Tough talk from both sides was increasing at the eve of the talks. The UK's chief negotiator, David Frost, did little to raise expectations about a breakthrough, promising no compromise on London's red lines, in a rare newspaper interview published in the Mail on Sunday, saying that “Britain will not become a client state of the EU.”

His EU opposite number, Michel Barnier, last week had said during a keynote address at the Institute of International and European Affairs that the talks stood or failed on the need to get an accord on EU access to UK fishing waters and state aid rules, but Britain was giving no ground.

The talks that start at 13:30 on Tuesday and end at noon on Thursday focus on 'fair competition,' fisheries, trade in goods and services, law enforcement, energy cooperation, social security coordination, transport, and UK 'participation in Union programmes.”

Mid-October deadline
Brussels has already indicated that mid-October was the latest a deal could be struck, given the need for translation and ratification by the European Parliament.

Despite months of refusing to confirm a firm cut-off date, Johnson agreed.

It is not clear how many – if any –  rounds of Brexit talks will be held before a crucial meeting by the European Council on October 15-16.
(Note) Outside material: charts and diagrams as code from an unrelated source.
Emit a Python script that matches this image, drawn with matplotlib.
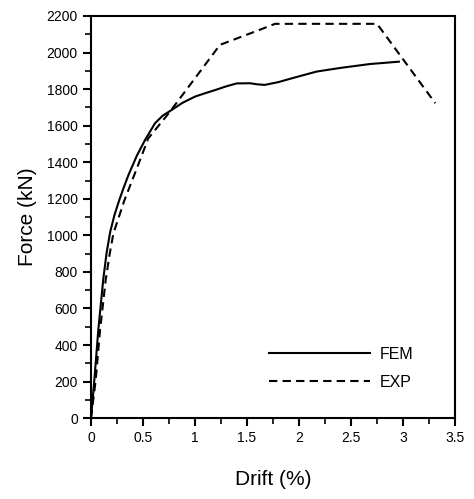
import matplotlib
matplotlib.use("Agg")
import matplotlib.pyplot as plt
from matplotlib.ticker import MultipleLocator

plt.rcParams["font.family"] = ["Liberation Sans", "DejaVu Sans"]

# FEM curve (drift %, force kN)
fem_drift = [0, 0.032, 0.07, 0.118, 0.15, 0.185, 0.225, 0.27, 0.32, 0.36, 0.44,
             0.52, 0.615, 0.69, 0.776, 0.88, 1.0, 1.1, 1.2, 1.3, 1.4, 1.53, 1.6,
             1.67, 1.8, 1.95, 2.17, 2.4, 2.68, 2.96]
fem_force = [0, 208, 482, 760, 905, 1020, 1110, 1190, 1270, 1330, 1435,
             1522, 1613, 1655, 1686, 1725, 1759, 1778, 1796, 1815, 1831, 1832, 1826,
             1823, 1838, 1862, 1896, 1916, 1937, 1950]

# EXP curve
exp_drift = [0, 0.045, 0.087, 0.141, 0.18, 0.215, 0.32, 0.45, 0.55, 0.76, 1.24,
             1.62, 1.77, 2.75, 3.31]
exp_force = [0, 208, 482, 755, 900, 1010, 1190, 1380, 1530, 1677, 2042,
             2124, 2157, 2157, 1723]

x_ticks = [0, 0.5, 1, 1.5, 2, 2.5, 3, 3.5]
x_labels = ["0", "0.5", "1", "1.5", "2", "2.5", "3", "3.5"]
y_ticks = list(range(0, 2201, 200))

fig = plt.figure(figsize=(4.74, 4.99), dpi=100)
ax = fig.add_axes([0.192, 0.162, 0.768, 0.806])

ax.plot(fem_drift, fem_force, color="black", lw=1.5, label="FEM")
ax.plot(exp_drift, exp_force, color="black", lw=1.5, ls=(0, (4, 2.5)), label="EXP")

ax.set_xlim(0, 3.5)
ax.set_ylim(0, 2200)
ax.set_xticks(x_ticks)
ax.set_xticklabels(x_labels)
ax.set_yticks(y_ticks)
ax.xaxis.set_minor_locator(MultipleLocator(0.25))
ax.yaxis.set_minor_locator(MultipleLocator(100))
ax.tick_params(which="major", direction="out", length=6, width=1.5, labelsize=10)
ax.tick_params(which="minor", direction="out", length=4, width=1.2)

for s in ax.spines.values():
    s.set_linewidth(1.5)

ax.set_xlabel("Drift (%)", fontsize=15, labelpad=18)
ax.set_ylabel("Force (kN)", fontsize=15, labelpad=7)

ax.legend(loc="lower right", bbox_to_anchor=(0.925, 0.035), frameon=False,
          handlelength=6.3, fontsize=11.5, labelspacing=0.8, handletextpad=0.6)

fig.savefig("out.png", dpi=100)
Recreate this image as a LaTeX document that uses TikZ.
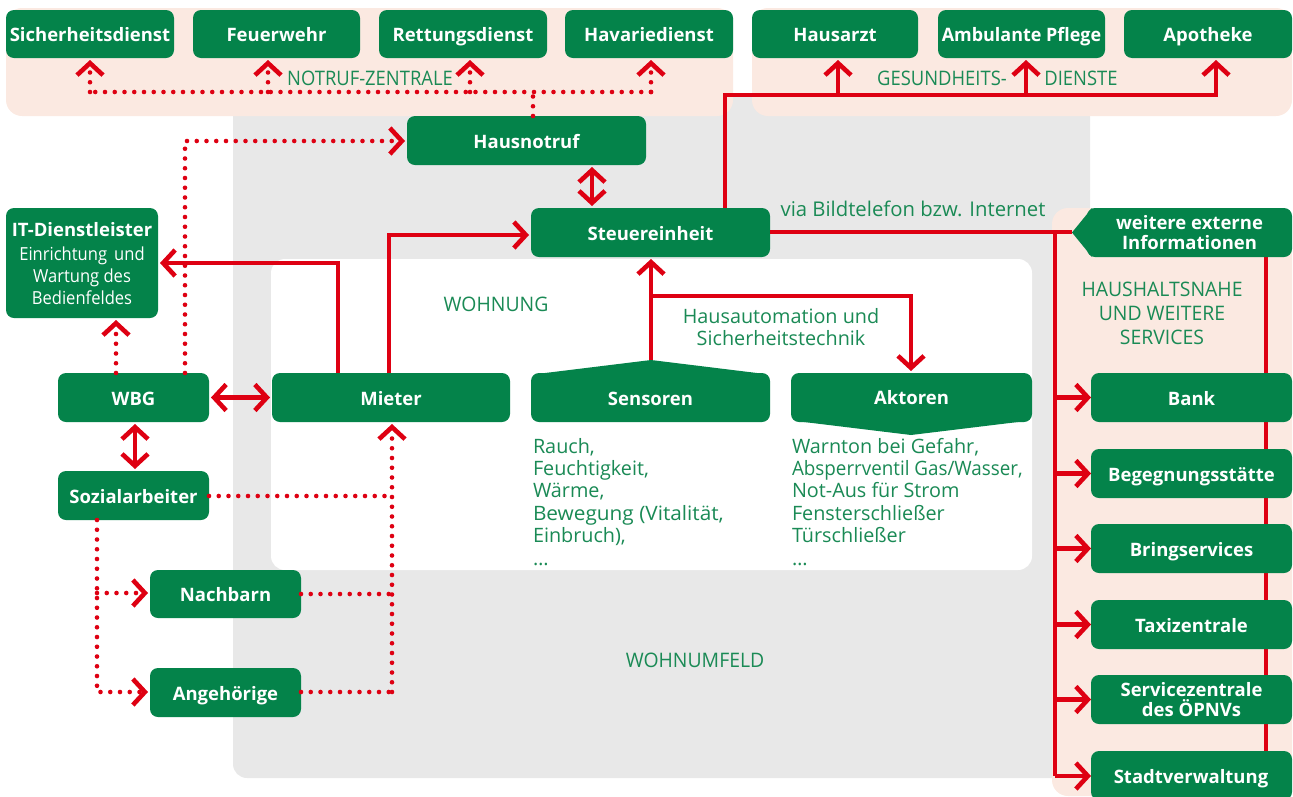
\documentclass[tikz,border=0pt]{standalone}
\usepackage{fontspec}
\setmainfont{Open Sans}
\usetikzlibrary{arrows.meta,calc}
\definecolor{gbox}{HTML}{04834A}
\definecolor{gtxt}{HTML}{1A8A55}
\definecolor{rline}{HTML}{DE0012}
\definecolor{pale}{HTML}{FBE9E1}
\definecolor{greybg}{HTML}{E8E8E8}
\tikzset{
  greenbox/.style={fill=gbox,text=white,rounded corners=8pt,inner sep=0pt,outer sep=0pt,align=center,
    font=\fontsize{18.5}{19.5}\selectfont\bfseries},
  oneline/.style={text height=15.5pt,text depth=0.5pt},
  lbl/.style={text=gtxt,inner sep=0pt,outer sep=0pt,font=\fontsize{19.8}{22.4}\selectfont},
  thin label/.style={text=gtxt,inner sep=0pt,outer sep=0pt,font=\fontsize{20}{24}\selectfont},
  redtip/.style={-{Straight Barb[length=12pt,width=26pt,line width=4.6pt]}},
  redboth/.style={{Straight Barb[length=12pt,width=26pt,line width=4.6pt]}-{Straight Barb[length=12pt,width=26pt,line width=4.6pt]}},
  solidline/.style={draw=rline,line width=4.3pt,line join=miter},
  dotline/.style={draw=rline,line width=4.6pt,line cap=round,dash pattern=on 0pt off 9.75pt},
  gap/.style={shorten >=2pt},
  gaps/.style={shorten >=2pt,shorten <=2pt},
}
\newcommand{\bx}[7][oneline]{\node[greenbox,#1,minimum width={(#5-#3)*1pt},minimum height={(#6-#4)*1pt}] (#2) at ({(#3+#5)/2},{(#4+#6)/2}) {#7};}
\begin{document}
\begin{tikzpicture}[x=1pt,y=-1pt]
\useasboundingbox (0,0) rectangle (1293,796);
% backgrounds
\fill[greybg,rounded corners=14pt] (233,95) rectangle (1090,778);
\fill[white,rounded corners=14pt] (271,259) rectangle (1032,570);
\fill[pale,rounded corners=16pt] (6,8) rectangle (733,116);
\fill[pale,rounded corners=16pt] (752,8) rectangle (1292,116);
\fill[pale,rounded corners=16pt] (1052,208) -- (1292,208) -- (1292,796) -- (1052,796) -- cycle;
% connectors behind boxes
\coordinate (sensortip) at (651,360);
\coordinate (aktortop) at (911,373);
\coordinate (weiteretip) at (1072,232);
% boxes
\bx{sicher}{6}{10}{174}{58}{Sicherheitsdienst}
\bx{feuer}{193}{10}{360}{58}{Feuerwehr}
\bx{rett}{379}{10}{547}{58}{Rettungsdienst}
\bx{hav}{565}{10}{733}{58}{Havariedienst}
\bx{arzt}{752}{10}{918}{58}{Hausarzt}
\bx{pflege}{938}{10}{1105}{58}{\scalebox{.97}[1]{Ambulante Pflege}}
\bx{apo}{1124}{10}{1292}{58}{Apotheke}
\bx{hn}{407}{116}{646}{165}{Hausnotruf}
\bx{steuer}{531}{208}{770}{257}{Steuereinheit}
\bx{wbg}{58}{373}{209}{422}{WBG}
\bx{mieter}{272}{373}{510}{422}{Mieter}
\bx{sozial}{58}{471}{209}{520}{Sozialarbeiter}
\bx{nachbarn}{150}{570}{301}{618}{Nachbarn}
\bx{angeh}{150}{668}{301}{717}{Angehörige}
\fill[gbox] (541,373.5) -- (651,360) -- (761,373.5) -- cycle;
\bx{sens}{531}{373}{770}{422}{Sensoren}
\fill[gbox] (800,421.5) -- (911,435) -- (1022,421.5) -- cycle;
\bx{akt}{791}{373}{1032}{422}{\raisebox{1pt}{Aktoren}}
\node[greenbox,minimum width=152pt,minimum height=110pt] (it) at (82,263) {};
\node[text=white,inner sep=0pt,align=center,font=\fontsize{18.5}{19.5}\selectfont\bfseries] (ittitle) at (82,230) {IT-Dienstleister};
\node[text=white,inner sep=0pt,align=center,font=\fontsize{18}{22}\selectfont] (ittext) at (82,276) {\scalebox{.92}[1]{Einrichtung\, und}\\\scalebox{.92}[1]{Wartung des}\\\scalebox{.92}[1]{Bedienfeldes}};
% right column line behind boxes
\draw[solidline] (1266,257) -- (1266,760);
\bx{bank}{1091}{373}{1292}{422}{Bank}
\bx{beg}{1091}{449}{1292}{498}{Begegnungsstätte}
\bx{bring}{1091}{524}{1292}{573}{Bringservices}
\bx{taxi}{1091}{600}{1292}{649}{Taxizentrale}
\bx[]{oepnv}{1091}{675}{1292}{724}{Servicezentrale\\des ÖPNVs}
\fill[gbox,rounded corners=8pt] (1091,800) -- (1091,751) -- (1292,751) -- (1292,800) -- cycle;
\node[text=white,inner sep=0pt,font=\fontsize{18.5}{19.5}\selectfont\bfseries,text height=15.5pt,text depth=0.5pt] (stadt) at (1191,776) {Stadtverwaltung};
\fill[gbox] (1092,208) -- (1072,232.5) -- (1092,257) -- cycle;
\bx[]{weitere}{1087}{208}{1292}{257}{weitere externe\\Informationen}
% labels
\node[thin label] (l1) at (370,78) {\scalebox{.92}[1]{NOTRUF-ZENTRALE}};
\node[thin label] (l2) at (942,78) {\scalebox{.92}[1]{GESUNDHEITS-}};
\node[thin label] (l3) at (1081,78) {\scalebox{.92}[1]{DIENSTE}};
\node[lbl,font=\fontsize{20.3}{22.5}\selectfont] (l4) at (913,209) {via Bildtelefon bzw. Internet};
\node[thin label] (l5) at (496,304) {\scalebox{.97}[1]{WOHNUNG}};
\node[thin label] (l6) at (695,660) {\scalebox{.97}[1]{WOHNUMFELD}};
\node[thin label,align=center] (l7) at (1162,313) {\scalebox{.97}[1]{HAUSHALTSNAHE}\\\scalebox{.97}[1]{UND WEITERE}\\\scalebox{.97}[1]{SERVICES}};
\node[lbl,align=center] (l8) at (781,327) {Hausautomation und\\Sicherheitstechnik};
\node[lbl,align=left,anchor=north west] (l9) at (533,438) {Rauch,\\Feuchtigkeit,\\Wärme,\\\scalebox{1.05}[1]{Bewegung (Vitalität,}\\Einbruch),\\…};
\node[lbl,align=left,anchor=north west] (l10) at (792,438) {Warnton bei Gefahr,\\\scalebox{.95}[1]{Absperrventil Gas/Wasser,}\\Not-Aus für Strom\\Fensterschließer\\Türschließer\\…};
% solid connectors
\draw[solidline] (steuer.east |- 0,232) -- (weiteretip);
\draw[solidline,redtip,gap] (725,0 |- steuer.north) -- (725,95) -- (1216,95) -- (1216,0 |- apo.south);
\draw[solidline,redtip,gap] (838,95) -- (838,0 |- arzt.south);
\draw[solidline,redtip,gap] (1026,95) -- (1026,0 |- pflege.south);
\draw[solidline,redboth,gaps] (592,0 |- hn.south) -- (592,0 |- steuer.north);
\draw[solidline,redtip,gap] (389,0 |- mieter.north) -- (389,235) -- (steuer.west |- 0,235);
\draw[solidline,redtip,gap] (338,0 |- mieter.north) -- (338,263) -- (it.east |- 0,263);
\draw[solidline,redboth,gaps] (wbg.east) -- (mieter.west);
\draw[solidline,redboth,gaps] (135,0 |- wbg.south) -- (135,0 |- sozial.north);
\draw[solidline,redtip,gap] (sensortip) -- (651,0 |- steuer.south);
\draw[solidline,redtip,gap] (651,296) -- (911,296) -- (aktortop);
\draw[solidline] (1055,232) -- (1055,776);
\foreach \n in {bank,beg,bring,taxi,oepnv}
  \draw[solidline,redtip] (1055,0 |- \n.west) -- (\n.west);
\draw[solidline,redtip] (1055,776) -- (1091,776);
% dotted connectors
\draw[dotline] (533,0 |- hn.north) -- (533,92);
\draw[dotline] (651,92) -- (90,92);
\draw[dotline,redtip,gap] (90,92) -- (90,0 |- sicher.south);
\draw[dotline,redtip,gap] (268,92) -- (268,0 |- feuer.south);
\draw[dotline,redtip,gap] (470,92) -- (470,0 |- rett.south);
\draw[dotline,redtip,gap] (651,92) -- (651,0 |- hav.south);
\draw[dotline,redtip,gap] (185,0 |- wbg.north) -- (185,141) -- (hn.west |- 0,141);
\draw[dotline,redtip,gap] (116,0 |- wbg.north) -- (116,0 |- it.south);
\draw[dotline] (sozial.east |- 0,496) -- (392,496);
\draw[dotline,redtip,gap] (392,692) -- (392,0 |- mieter.south);
\draw[dotline] (nachbarn.east |- 0,594) -- (392,594);
\draw[dotline] (angeh.east |- 0,692) -- (392,692);
\draw[dotline,redtip,gap] (97,0 |- sozial.south) -- (97,692) -- (angeh.west |- 0,692);
\draw[dotline,redtip,gap] (97,593) -- (nachbarn.west |- 0,593);
\end{tikzpicture}
\end{document}
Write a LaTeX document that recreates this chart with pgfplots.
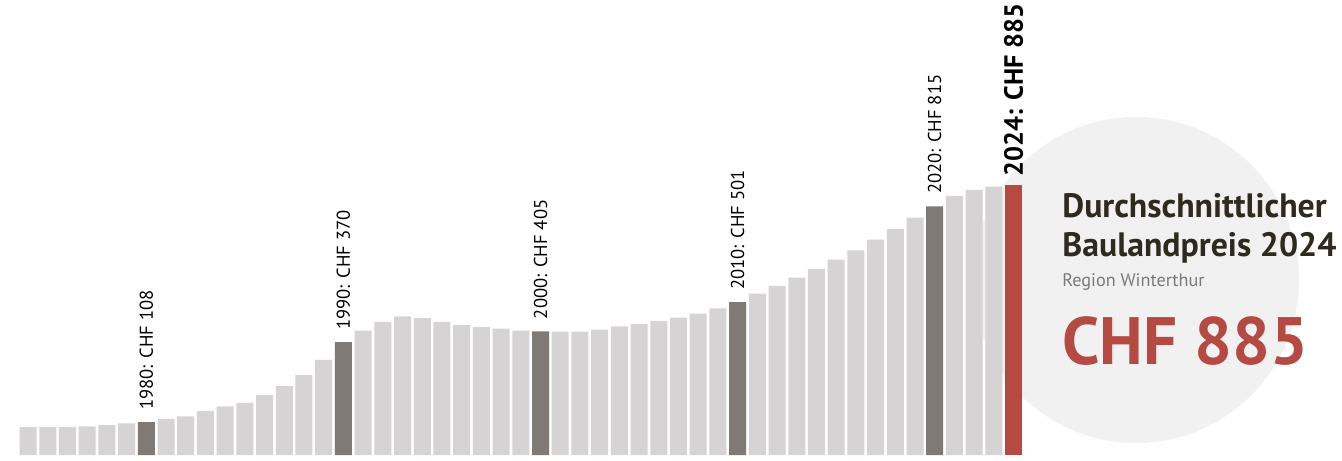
\documentclass[border=0pt]{standalone}
\usepackage{fontspec}
\setmainfont{PT Sans}
\usepackage{pgfplots}
\pgfplotsset{compat=1.18}
\definecolor{barlight}{HTML}{D5D3D4}
\definecolor{bardark}{HTML}{7F7A75}
\definecolor{barred}{HTML}{B44A42}
\definecolor{textdark}{HTML}{2E2A1D}
\definecolor{textgrey}{HTML}{7A7A7A}
\definecolor{circlegrey}{HTML}{F1F1F1}
\begin{document}
\begin{tikzpicture}[x=1pt,y=1pt]
\useasboundingbox (0,0) rectangle (671,230);
\fill[circlegrey] (568,90) circle (81.5);
\begin{axis}[
  at={(9.1pt,2.5pt)}, anchor=south west,
  scale only axis, width=502.6pt, height=135pt,
  xmin=1973.5, xmax=2024.5, ymin=0, ymax=885,
  hide axis, clip=false,
  ybar, bar width=8.5pt, bar shift=0pt,
  every node/.style={text=textdark},
]
% grey bars
\addplot[fill=barlight, draw=none] coordinates {
 (1974,91) (1975,91) (1976,91) (1977,94) (1978,98) (1979,104)
 (1981,118) (1982,127) (1983,145) (1984,159) (1985,171) (1986,196)
 (1987,226) (1988,263) (1989,312)
 (1991,408) (1992,436) (1993,454) (1994,449) (1995,436) (1996,426)
 (1997,419) (1998,414) (1999,408)
 (2001,404) (2002,404) (2003,411) (2004,422) (2005,429) (2006,440)
 (2007,450) (2008,463) (2009,481)
 (2011,529) (2012,554) (2013,581) (2014,609) (2015,640) (2016,671)
 (2017,706) (2018,741) (2019,778)
 (2021,849) (2022,869) (2023,880)
};
% decade bars
\addplot[fill=bardark, draw=none] coordinates {
 (1980,108) (1990,370) (2000,405) (2010,501) (2020,815)
};
% current year
\addplot[fill=barred, draw=none] coordinates {(2024,885)};

\tikzset{declbl/.style={rotate=90, anchor=west, inner xsep=6pt, inner ysep=0pt,
  font=\fontsize{9.3}{10}\selectfont}}
\node[declbl] at (axis cs:1980,108) {1980: CHF 108};
\node[declbl] at (axis cs:1990,370) {1990: CHF 370};
\node[declbl] at (axis cs:2000,405) {2000: CHF 405};
\node[declbl] at (axis cs:2010,501) {2010: CHF 501};
\node[declbl] at (axis cs:2020,815) {2020: CHF 815};
\node[rotate=90, anchor=west, inner xsep=4pt, inner ysep=0pt,
  font=\fontsize{13.2}{15}\selectfont\bfseries] at (axis cs:2024,885) {2024: CHF 885};
\end{axis}

\node[anchor=base west, inner sep=0pt, text=textdark,
  font=\fontsize{16.9}{18}\selectfont\bfseries] at (531,121) {Durchschnittlicher};
\node[anchor=base west, inner sep=0pt, text=textdark,
  font=\fontsize{16.9}{18}\selectfont\bfseries] at (531,101.5) {Baulandpreis 2024};
\node[anchor=base west, inner sep=0pt, text=textgrey,
  font=\fontsize{9.1}{10}\selectfont] at (531,86.5) {Region Winterthur};
\node[anchor=base west, inner sep=0pt, text=barred,
  font=\fontsize{33.5}{36}\selectfont\bfseries] at (531,47.5) {CHF 885};
\end{tikzpicture}
\end{document}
"There needs to be an agreement with our European friends by the time of the European Council on October 15 if it's going to be in force by the end of the year," Johnson said in remarks released by his office.

“No-deal” scenario
Johnson's warning will likely compound criticisms from British pro-EU "remainers" that his ruling Conservative government envisaged a "no-deal" scenario all along, despite claiming the contrary.

"Brexiteers" had promised that securing a deal with Britain's biggest trading partner would be straightforward and rejected criticism that unravelling nearly 50 years of ties with Europe would be lengthy and even impossible.

Britain formally left the 27-member bloc on January 31, nearly four years after a divisive referendum that crippled the country politically and saw two prime ministers resign.